27. What does Lidiya say in her evidence? Firstly, she identifies the appellant but no question is put to her in this regard in her cross-examination. Then, she says of the appellant:
He caught me on my neck and told that if I open my mouth I shall be killed. I was scared and kept mum. He told me to remove my earrings and chain. I being scared removed my earrings and chain and gave it to him.
27.1. She reiterates this in her cross-examination and says that she saw the appellant for two minutes. The entire traumatic sequence of events would have been clearly etched in Lidiyas memory, even though it may taken only two minutes. And so, the only question put to her in cross-examination in this regard is You are deposing falsely that you saw A1 [the appellant]? which of course she denied.
28. We have considered the delay of about 6 years in recording the evidence of Lidiya, but are of the opinion that on a reading of her testimony the episode did not (understandably) fade away from her memory.
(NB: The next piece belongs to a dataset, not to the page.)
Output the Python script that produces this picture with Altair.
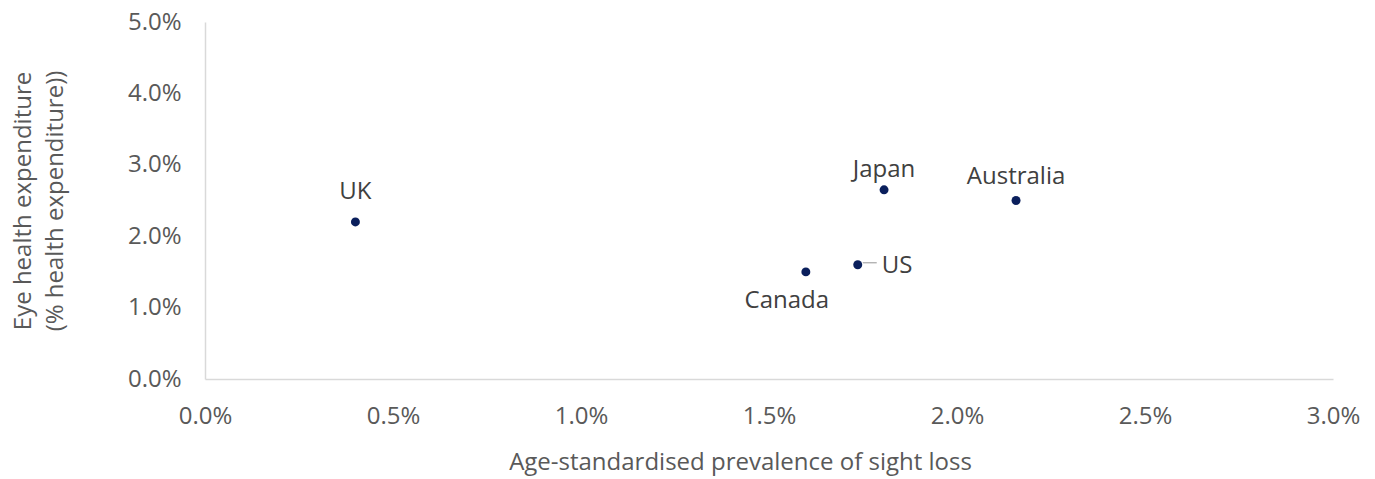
import altair as alt
import pandas as pd

countries = ["UK", "Japan", "Australia", "Canada", "US"]
prevalence = [0.40, 1.806, 2.157, 1.598, 1.736]      # % (x)
eye_spend = [2.20, 2.65, 2.50, 1.50, 1.60]          # % (y)

x_ticks = [0.0, 0.5, 1.0, 1.5, 2.0, 2.5, 3.0]
y_ticks = [0.0, 1.0, 2.0, 3.0, 4.0, 5.0]

df = pd.DataFrame({
    "country": countries,
    "x": [v / 100 for v in prevalence],
    "y": [v / 100 for v in eye_spend],
})

FONT = "Open Sans"
GREY = "#595959"
FS = 24

xs = alt.Scale(domain=[0, 0.03], nice=False, zero=False)
ys = alt.Scale(domain=[0, 0.05], nice=False, zero=False)

X = alt.X("x:Q", scale=xs, axis=alt.Axis(
    values=[v / 100 for v in x_ticks], format=".1%", grid=False, ticks=False,
    domainColor="#d9d9d9", domainWidth=1.5, labelFont=FONT, labelFontSize=FS,
    labelColor=GREY, labelPadding=25, labelFlush=False,
    title="Age-standardised prevalence of sight loss", titleFont=FONT,
    titleFontSize=FS, titleFontWeight="normal", titleColor=GREY,
    titlePadding=22, titleX=535))
Y = alt.Y("y:Q", scale=ys, axis=alt.Axis(
    values=[v / 100 for v in y_ticks], format=".1%", grid=False, ticks=False,
    domainColor="#d9d9d9", domainWidth=1.5, labelFont=FONT, labelFontSize=FS,
    labelColor=GREY, labelPadding=24, labelFlush=False,
    title=["Eye health expenditure", "(% health expenditure))"], titleFont=FONT,
    titleFontSize=FS, titleFontWeight="normal", titleColor=GREY,
    titlePadding=60, titleLineHeight=32))

base = alt.Chart(df)

points = base.mark_circle(size=80, color="#0a1f5c", opacity=1).encode(x=X, y=Y)

label_style = {
    "UK": dict(align="center", dx=0, dy=-23),
    "Japan": dict(align="center", dx=0, dy=-13),
    "Australia": dict(align="center", dx=0, dy=-17),
    "Canada": dict(align="center", dx=-19, dy=36),
    "US": dict(align="left", dx=24, dy=8),
}

layers = [points]
for c, st in label_style.items():
    layers.append(
        base.transform_filter(alt.datum.country == c)
        .mark_text(font=FONT, fontSize=FS, color="#404040", baseline="alphabetic", **st)
        .encode(x="x:Q", y="y:Q", text="country:N")
    )

leader = base.transform_filter(alt.datum.country == "US").mark_rule(
    color="#a6a6a6", strokeWidth=1.2, xOffset=5, x2Offset=19, yOffset=-2, y2Offset=-2
).encode(x="x:Q", x2=alt.X2("x"), y="y:Q")
layers.append(leader)

chart = alt.layer(*layers).properties(
    width=1128, height=357,
    autosize=alt.AutoSizeParams(type="none"),
    padding={"left": 197, "top": 14, "right": 30, "bottom": 100},
).configure(background="white").configure_view(stroke=None)

chart.save("out.html", embed_options={"renderer": "svg", "actions": False})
29. It is quite clear from the evidence of Lidiya, the absence of any meaningful cross-examination, the evidence given by the other witnesses and the recovery of gold ornaments from the possession of the appellant that the absence of the TIP makes no difference to the case of the prosecution or the identification of the appellant.
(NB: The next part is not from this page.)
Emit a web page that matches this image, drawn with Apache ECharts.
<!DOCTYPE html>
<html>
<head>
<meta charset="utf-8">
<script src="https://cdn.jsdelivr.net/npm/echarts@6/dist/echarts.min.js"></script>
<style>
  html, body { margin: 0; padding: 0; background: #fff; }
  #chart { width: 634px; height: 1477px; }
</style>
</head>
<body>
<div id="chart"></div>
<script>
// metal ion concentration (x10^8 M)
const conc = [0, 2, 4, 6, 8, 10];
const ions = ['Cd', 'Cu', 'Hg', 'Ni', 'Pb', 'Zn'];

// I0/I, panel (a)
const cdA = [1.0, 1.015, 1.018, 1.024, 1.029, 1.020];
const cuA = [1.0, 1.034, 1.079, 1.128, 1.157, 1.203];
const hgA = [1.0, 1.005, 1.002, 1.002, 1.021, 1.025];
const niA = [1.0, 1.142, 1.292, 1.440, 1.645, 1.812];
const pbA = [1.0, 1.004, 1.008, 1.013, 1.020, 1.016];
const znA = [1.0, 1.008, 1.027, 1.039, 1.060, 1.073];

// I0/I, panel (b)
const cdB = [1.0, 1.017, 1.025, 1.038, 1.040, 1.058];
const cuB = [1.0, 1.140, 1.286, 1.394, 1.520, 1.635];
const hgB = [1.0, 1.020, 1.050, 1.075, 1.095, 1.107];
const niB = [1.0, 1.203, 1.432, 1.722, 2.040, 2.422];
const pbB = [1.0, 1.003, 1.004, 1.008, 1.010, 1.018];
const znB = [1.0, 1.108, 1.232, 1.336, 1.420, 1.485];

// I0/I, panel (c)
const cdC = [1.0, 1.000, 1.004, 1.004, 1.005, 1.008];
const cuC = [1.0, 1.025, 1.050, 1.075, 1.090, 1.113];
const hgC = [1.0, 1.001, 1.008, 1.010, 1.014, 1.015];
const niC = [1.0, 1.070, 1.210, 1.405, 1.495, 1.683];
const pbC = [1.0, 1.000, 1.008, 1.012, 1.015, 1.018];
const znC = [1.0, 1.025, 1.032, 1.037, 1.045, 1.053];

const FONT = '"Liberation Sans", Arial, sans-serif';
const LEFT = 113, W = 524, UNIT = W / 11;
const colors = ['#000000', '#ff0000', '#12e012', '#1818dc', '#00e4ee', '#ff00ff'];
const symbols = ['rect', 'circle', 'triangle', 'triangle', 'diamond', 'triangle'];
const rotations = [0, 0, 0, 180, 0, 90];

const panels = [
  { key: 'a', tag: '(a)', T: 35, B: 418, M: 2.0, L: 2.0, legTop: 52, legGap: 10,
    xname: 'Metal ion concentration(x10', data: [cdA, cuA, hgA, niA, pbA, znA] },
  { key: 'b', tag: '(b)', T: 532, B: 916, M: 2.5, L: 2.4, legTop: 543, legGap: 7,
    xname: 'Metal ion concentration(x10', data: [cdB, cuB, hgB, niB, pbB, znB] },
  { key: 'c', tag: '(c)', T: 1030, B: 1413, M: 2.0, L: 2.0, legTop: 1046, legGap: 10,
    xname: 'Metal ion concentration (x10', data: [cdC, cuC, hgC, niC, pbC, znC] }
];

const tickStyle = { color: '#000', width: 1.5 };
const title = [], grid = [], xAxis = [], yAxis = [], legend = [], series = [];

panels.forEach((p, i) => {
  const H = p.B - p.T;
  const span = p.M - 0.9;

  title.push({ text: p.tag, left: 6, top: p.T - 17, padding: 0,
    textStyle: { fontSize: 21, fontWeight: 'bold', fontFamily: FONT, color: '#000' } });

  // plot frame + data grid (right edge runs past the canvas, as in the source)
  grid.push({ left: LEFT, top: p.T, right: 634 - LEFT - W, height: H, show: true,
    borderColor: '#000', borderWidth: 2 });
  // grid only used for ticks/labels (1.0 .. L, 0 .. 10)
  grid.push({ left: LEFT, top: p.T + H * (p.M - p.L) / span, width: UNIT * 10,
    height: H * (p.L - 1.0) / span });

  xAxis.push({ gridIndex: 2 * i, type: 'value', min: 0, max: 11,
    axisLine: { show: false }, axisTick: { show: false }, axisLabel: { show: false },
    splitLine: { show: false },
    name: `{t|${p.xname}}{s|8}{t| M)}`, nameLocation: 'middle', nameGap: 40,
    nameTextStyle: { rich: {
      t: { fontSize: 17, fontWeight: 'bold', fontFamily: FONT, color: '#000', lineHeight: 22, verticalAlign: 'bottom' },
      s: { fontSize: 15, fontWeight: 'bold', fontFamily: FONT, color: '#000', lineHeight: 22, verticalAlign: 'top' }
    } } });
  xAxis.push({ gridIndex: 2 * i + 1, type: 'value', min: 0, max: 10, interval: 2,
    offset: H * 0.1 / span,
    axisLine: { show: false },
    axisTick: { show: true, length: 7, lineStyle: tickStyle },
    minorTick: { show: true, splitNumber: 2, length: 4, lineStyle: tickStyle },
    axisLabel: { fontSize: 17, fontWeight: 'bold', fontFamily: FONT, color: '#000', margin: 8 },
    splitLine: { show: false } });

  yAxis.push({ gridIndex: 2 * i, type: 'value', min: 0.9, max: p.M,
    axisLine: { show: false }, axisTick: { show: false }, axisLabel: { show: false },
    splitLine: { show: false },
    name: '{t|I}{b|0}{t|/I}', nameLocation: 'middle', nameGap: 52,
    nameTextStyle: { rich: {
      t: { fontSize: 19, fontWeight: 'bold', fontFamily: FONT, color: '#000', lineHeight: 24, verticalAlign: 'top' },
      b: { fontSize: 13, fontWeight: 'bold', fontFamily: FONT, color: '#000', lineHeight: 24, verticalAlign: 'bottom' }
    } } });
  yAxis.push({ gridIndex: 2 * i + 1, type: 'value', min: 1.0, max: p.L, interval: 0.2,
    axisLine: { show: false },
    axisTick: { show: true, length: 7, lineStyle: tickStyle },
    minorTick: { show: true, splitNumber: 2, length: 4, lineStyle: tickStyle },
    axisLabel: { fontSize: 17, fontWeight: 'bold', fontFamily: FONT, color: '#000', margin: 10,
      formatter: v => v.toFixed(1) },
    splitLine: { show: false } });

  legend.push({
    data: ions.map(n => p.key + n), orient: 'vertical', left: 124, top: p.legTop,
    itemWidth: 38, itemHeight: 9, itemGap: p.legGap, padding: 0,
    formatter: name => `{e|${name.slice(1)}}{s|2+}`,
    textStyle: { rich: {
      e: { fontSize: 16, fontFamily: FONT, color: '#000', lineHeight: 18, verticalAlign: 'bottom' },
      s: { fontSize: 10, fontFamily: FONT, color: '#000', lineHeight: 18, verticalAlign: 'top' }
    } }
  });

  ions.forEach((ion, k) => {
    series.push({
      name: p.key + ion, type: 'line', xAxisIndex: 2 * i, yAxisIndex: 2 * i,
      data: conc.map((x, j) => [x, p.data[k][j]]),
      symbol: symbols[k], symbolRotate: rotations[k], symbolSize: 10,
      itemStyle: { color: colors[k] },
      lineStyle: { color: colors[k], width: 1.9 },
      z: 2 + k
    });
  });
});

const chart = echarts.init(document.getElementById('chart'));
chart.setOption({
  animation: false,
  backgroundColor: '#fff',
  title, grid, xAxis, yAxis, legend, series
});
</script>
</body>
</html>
(ii) Testimony of a child witness:
30. This issue need not detain us for any length of time. It is true that Lidiya was about 11 years of age when the incident took place. However, her testimony was recorded, unfortunately, after a lapse of 6 years. She was, by then, no longer a child witness. That apart, her evidence is clear and unambiguous and nothing adverse could be elicited during her cross-examination. We see no merit in this contention advanced on behalf of the appellant.
(iii) Murderous intent of the appellant:
31. Looking to the overall facts of the case, we see no reason to disagree with the concurrent view of the Trial Court and the High Court that the appellant is guilty of murder. If a frail old woman aged about 90 years is dragged down from her cot and beaten on the head with a wall clock, it is not difficult to imagine what the consequences would be and surely the appellant would not be oblivious of them. There is no merit in the submission of learned counsel for the appellant that his client did not intend the death of Annamma or even did not know that his actions would result in her death.
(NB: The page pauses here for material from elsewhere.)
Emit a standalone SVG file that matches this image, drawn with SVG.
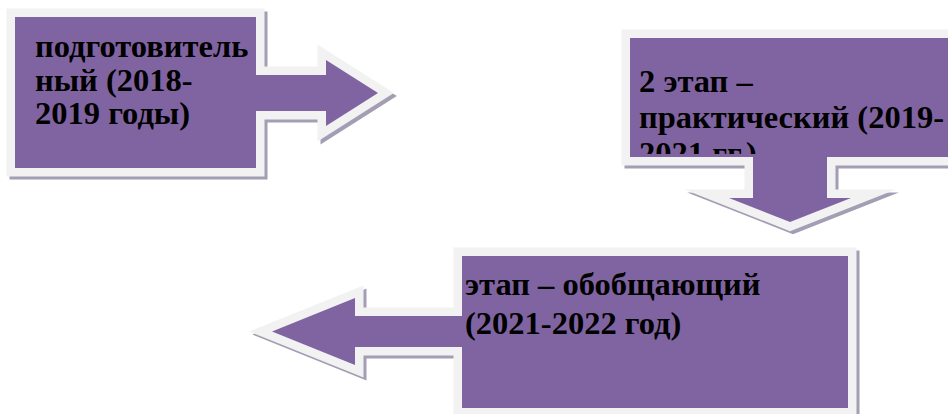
<svg xmlns="http://www.w3.org/2000/svg" xmlns:xlink="http://www.w3.org/1999/xlink" width="948" height="414" viewBox="0 0 948 414">
<style>
.shadow{fill:#A49EB4;stroke:#A49EB4;stroke-width:17;stroke-linejoin:miter;stroke-miterlimit:10}
.edge{fill:#F2F2F2;stroke:#F2F2F2;stroke-width:17;stroke-linejoin:miter;stroke-miterlimit:10}
.body{fill:#8064A2}
.label{font-family:"Liberation Serif","Times New Roman",serif;font-weight:bold;font-size:32.5px;fill:#000}
</style>
<defs>
<path id="p1" d="M15,17 H256 V75 H326 V60 L378,93 L326,126 V111 H256 V168 H15 Z"/>
<path id="p2" d="M630,38 H975 V157 H827 V198 H851 L790,222 L729,198 H753 V157 H630 Z"/>
<path id="p3" d="M462,256 H848 V408 H462 V347 H355 V365 L272,331.5 L355,298 V316 H462 Z"/>
<clipPath id="clip2"><rect x="630" y="38" width="330" height="116"/></clipPath>
</defs>
<rect width="948" height="414" fill="#fff"/>
<g id="connectors"/>
<g id="stage1">
<use xlink:href="#p1" class="shadow" transform="translate(3,3)"/>
<use xlink:href="#p1" class="edge"/>
<use xlink:href="#p1" class="body"/>
<text class="label" x="35" y="57">подготовитель</text>
<text class="label" x="35" y="91">ный (2018-</text>
<text class="label" x="35" y="124">2019 годы)</text>
</g>
<g id="stage2">
<use xlink:href="#p2" class="shadow" transform="translate(3,3)"/>
<use xlink:href="#p2" class="edge"/>
<use xlink:href="#p2" class="body"/>
<g clip-path="url(#clip2)">
<text class="label" x="639" y="92">2 этап –</text>
<text class="label" x="639" y="128">практический (2019-</text>
<text class="label" x="639" y="164">2021 гг.)</text>
</g>
</g>
<g id="stage3">
<use xlink:href="#p3" class="shadow" transform="translate(3,3)"/>
<use xlink:href="#p3" class="edge"/>
<use xlink:href="#p3" class="body"/>
<text class="label" x="465" y="295">этап – обобщающий</text>
<text class="label" x="465" y="334">(2021-2022 год)</text>
</g>
</svg>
32. However, it seems quite clear, and this was also the case of the prosecution, that the appellant had gone to the house of Jose son of Anthony for the purpose of committing a robbery. He did not go for the purpose of or with the intention to kill anybody. That he killed Annamma is unfortunate, but the house trespass was for the purpose of committing a robbery and not for the purpose of committing an offence punishable with death. Under the circumstances, in our opinion, it would not be proper to convict the appellant for an offence punishable under Section 449 of the IPC. To this extent, therefore, his appeal must be allowed.
Result:
33. There is no merit in this appeal to the extent of the appellants conviction and sentence for offences punishable under Section 397 and Section 302 of the IPC. Accordingly, it is dismissed in this regard. However, the appeal is allowed to the extent that no offence punishable under Section 449 of the IPC has been made out against the appellant.